Below is a listing; print exactly its lines from the one containing "Give me the" down to the one containing "from matplotlib.ticker import", both inclusive, with every picture left out.

### Exercise data:

________________________

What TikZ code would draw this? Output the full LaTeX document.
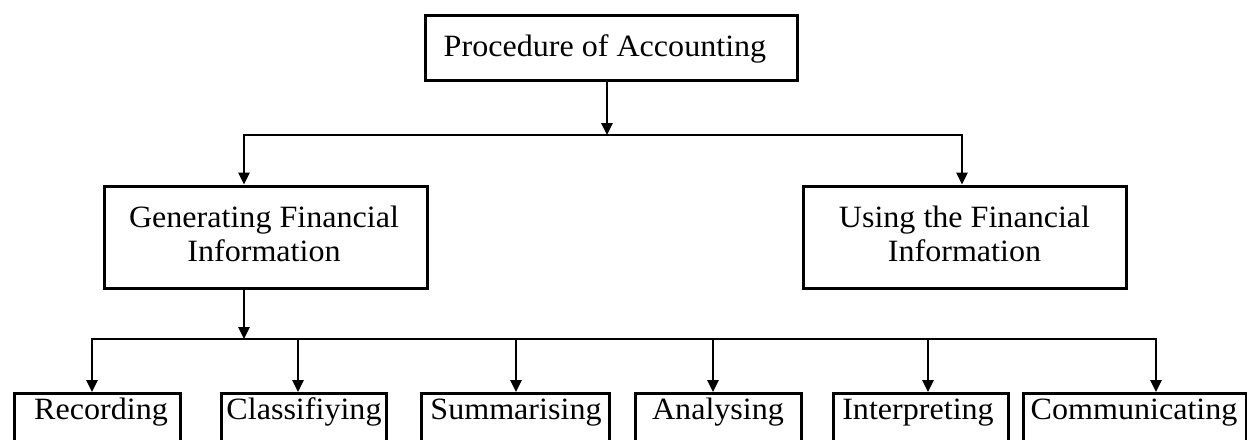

________________________

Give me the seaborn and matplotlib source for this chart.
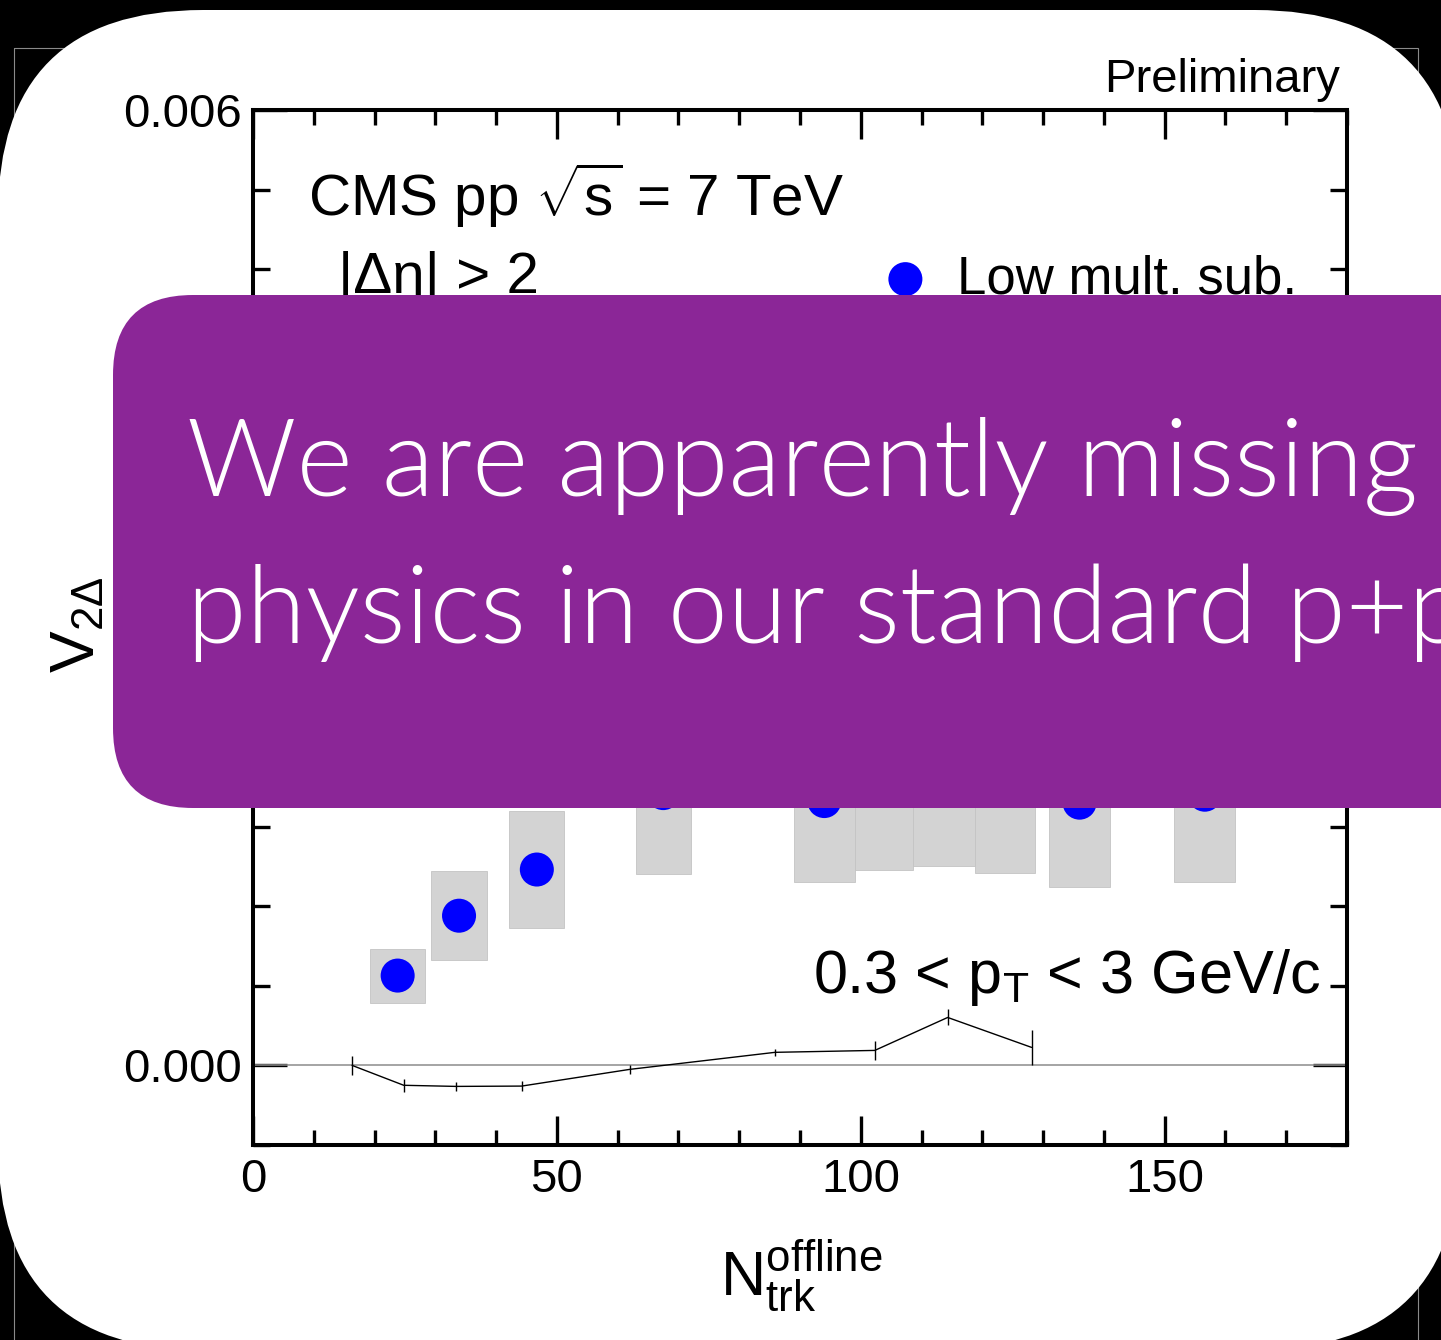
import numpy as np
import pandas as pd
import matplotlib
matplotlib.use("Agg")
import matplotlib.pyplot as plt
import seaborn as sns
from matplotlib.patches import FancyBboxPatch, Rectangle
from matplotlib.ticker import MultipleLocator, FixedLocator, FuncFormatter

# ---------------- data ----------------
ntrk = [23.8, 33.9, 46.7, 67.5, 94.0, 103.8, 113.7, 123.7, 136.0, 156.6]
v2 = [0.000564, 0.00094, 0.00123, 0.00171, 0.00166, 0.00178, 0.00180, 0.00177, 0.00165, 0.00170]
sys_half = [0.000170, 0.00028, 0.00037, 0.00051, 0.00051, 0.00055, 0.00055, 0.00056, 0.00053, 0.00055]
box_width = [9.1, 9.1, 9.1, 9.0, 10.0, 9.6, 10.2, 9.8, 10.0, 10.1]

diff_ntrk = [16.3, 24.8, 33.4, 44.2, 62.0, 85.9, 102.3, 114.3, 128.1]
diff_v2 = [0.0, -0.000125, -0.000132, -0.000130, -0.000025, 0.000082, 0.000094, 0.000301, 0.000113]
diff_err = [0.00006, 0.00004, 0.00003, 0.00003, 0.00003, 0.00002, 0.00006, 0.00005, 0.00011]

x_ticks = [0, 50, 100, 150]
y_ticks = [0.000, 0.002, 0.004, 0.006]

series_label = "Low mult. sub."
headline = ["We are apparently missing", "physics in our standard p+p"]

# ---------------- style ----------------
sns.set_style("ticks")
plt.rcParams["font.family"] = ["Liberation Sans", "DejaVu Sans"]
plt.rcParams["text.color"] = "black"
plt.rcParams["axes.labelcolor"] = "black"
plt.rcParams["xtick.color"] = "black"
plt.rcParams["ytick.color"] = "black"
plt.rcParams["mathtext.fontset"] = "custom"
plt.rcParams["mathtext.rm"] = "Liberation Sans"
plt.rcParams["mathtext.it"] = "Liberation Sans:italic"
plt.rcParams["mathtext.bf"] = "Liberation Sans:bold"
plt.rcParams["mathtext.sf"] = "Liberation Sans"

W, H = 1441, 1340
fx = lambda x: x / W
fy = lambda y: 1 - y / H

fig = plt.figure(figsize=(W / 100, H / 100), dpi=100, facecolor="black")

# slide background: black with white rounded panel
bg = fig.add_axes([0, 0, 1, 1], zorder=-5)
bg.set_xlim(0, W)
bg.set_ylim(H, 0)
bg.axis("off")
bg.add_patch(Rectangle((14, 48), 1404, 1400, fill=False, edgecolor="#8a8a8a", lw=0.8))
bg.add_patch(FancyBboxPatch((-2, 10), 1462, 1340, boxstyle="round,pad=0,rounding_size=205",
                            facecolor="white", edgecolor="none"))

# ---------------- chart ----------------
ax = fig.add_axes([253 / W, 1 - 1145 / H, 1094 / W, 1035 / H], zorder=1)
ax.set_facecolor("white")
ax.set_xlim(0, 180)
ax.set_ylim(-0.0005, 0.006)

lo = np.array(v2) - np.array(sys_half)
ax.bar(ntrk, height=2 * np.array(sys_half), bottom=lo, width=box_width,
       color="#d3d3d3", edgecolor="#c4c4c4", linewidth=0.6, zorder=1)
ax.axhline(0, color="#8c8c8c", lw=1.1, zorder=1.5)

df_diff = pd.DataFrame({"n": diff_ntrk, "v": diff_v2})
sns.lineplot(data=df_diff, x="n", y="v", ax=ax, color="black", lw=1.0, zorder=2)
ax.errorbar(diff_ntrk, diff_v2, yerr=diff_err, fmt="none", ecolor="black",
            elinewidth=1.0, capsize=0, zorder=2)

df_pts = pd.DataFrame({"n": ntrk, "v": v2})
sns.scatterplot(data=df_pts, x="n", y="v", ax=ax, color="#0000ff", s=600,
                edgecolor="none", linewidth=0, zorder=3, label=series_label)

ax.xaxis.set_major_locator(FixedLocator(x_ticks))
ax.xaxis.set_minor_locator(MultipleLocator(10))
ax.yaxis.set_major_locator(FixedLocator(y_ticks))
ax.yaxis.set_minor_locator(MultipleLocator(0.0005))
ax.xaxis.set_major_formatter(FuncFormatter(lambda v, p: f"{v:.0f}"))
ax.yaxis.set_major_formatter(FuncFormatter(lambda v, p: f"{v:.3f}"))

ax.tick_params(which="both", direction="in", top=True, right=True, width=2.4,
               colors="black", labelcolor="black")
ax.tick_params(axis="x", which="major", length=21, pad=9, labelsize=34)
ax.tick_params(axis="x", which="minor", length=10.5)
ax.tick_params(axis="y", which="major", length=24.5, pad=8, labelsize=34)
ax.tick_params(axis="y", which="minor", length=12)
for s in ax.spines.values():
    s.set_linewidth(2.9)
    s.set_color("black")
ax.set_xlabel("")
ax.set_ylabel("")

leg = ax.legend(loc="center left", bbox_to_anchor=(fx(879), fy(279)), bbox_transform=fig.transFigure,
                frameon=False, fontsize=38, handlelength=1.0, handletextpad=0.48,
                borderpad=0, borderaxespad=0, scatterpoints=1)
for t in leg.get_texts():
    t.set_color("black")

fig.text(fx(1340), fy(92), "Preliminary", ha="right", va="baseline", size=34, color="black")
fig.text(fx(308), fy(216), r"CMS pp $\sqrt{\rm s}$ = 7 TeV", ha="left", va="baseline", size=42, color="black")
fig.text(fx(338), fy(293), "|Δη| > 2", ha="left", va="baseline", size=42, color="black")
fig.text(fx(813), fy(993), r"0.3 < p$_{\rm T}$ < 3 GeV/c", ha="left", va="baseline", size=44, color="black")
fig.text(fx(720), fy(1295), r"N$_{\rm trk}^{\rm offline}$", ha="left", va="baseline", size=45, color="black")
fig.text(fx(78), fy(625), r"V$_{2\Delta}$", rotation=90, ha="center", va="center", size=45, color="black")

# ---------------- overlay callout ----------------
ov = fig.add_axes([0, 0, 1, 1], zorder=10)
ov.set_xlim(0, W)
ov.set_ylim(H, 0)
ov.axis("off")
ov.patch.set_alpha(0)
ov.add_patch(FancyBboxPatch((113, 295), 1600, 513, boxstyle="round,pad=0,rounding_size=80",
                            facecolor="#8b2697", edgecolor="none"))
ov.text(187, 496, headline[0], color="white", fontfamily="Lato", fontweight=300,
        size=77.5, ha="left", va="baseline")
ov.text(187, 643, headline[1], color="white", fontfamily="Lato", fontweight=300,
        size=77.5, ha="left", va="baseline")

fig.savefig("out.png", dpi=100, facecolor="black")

________________________

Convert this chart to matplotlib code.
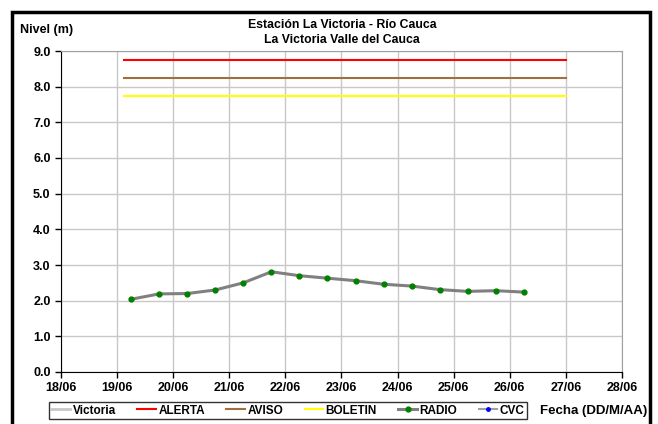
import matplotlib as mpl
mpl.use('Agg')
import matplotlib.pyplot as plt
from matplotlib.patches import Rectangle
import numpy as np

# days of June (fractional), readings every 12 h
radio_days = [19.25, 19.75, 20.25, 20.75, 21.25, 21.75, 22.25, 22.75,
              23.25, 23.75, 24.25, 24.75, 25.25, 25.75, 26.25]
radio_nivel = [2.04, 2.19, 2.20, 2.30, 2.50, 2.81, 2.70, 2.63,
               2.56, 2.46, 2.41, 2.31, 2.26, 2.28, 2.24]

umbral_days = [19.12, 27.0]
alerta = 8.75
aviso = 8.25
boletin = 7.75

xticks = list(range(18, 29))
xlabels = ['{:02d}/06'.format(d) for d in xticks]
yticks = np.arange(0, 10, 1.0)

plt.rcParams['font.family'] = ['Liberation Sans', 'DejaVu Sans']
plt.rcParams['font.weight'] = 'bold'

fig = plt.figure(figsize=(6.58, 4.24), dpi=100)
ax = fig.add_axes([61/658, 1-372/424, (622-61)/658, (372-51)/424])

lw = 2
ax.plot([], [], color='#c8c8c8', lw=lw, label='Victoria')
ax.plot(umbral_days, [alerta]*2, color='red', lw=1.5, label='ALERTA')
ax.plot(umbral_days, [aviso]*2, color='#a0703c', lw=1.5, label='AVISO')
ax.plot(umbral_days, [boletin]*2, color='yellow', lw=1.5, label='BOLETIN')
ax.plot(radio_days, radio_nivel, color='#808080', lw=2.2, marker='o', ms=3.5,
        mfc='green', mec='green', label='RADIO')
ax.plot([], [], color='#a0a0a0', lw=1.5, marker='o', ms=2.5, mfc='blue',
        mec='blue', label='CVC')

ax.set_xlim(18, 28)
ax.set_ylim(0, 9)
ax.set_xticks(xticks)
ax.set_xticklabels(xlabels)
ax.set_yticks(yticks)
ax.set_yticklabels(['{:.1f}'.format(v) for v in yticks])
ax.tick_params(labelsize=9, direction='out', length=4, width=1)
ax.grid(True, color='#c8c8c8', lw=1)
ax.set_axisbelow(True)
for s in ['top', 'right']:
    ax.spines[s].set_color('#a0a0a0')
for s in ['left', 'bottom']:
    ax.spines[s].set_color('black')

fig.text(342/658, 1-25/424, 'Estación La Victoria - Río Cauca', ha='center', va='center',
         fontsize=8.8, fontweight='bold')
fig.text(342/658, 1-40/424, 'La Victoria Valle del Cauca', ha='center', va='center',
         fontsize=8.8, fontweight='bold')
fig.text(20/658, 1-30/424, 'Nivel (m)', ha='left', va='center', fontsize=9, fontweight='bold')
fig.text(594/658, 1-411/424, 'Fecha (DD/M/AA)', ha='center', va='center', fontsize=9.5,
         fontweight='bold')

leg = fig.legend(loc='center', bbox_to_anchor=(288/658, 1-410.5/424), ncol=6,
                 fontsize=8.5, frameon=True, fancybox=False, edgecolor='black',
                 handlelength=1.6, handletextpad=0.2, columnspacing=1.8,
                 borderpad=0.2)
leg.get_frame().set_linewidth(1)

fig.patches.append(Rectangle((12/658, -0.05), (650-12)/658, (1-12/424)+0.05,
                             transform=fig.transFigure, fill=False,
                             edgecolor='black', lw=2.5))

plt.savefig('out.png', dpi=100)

________________________

### Problem solution:
Give me the seaborn and matplotlib source for this chart.
import numpy as np
import pandas as pd
import matplotlib
matplotlib.use("Agg")
import matplotlib.pyplot as plt
import seaborn as sns
from matplotlib.patches import FancyBboxPatch, Rectangle
from matplotlib.ticker import MultipleLocator, FixedLocator, FuncFormatter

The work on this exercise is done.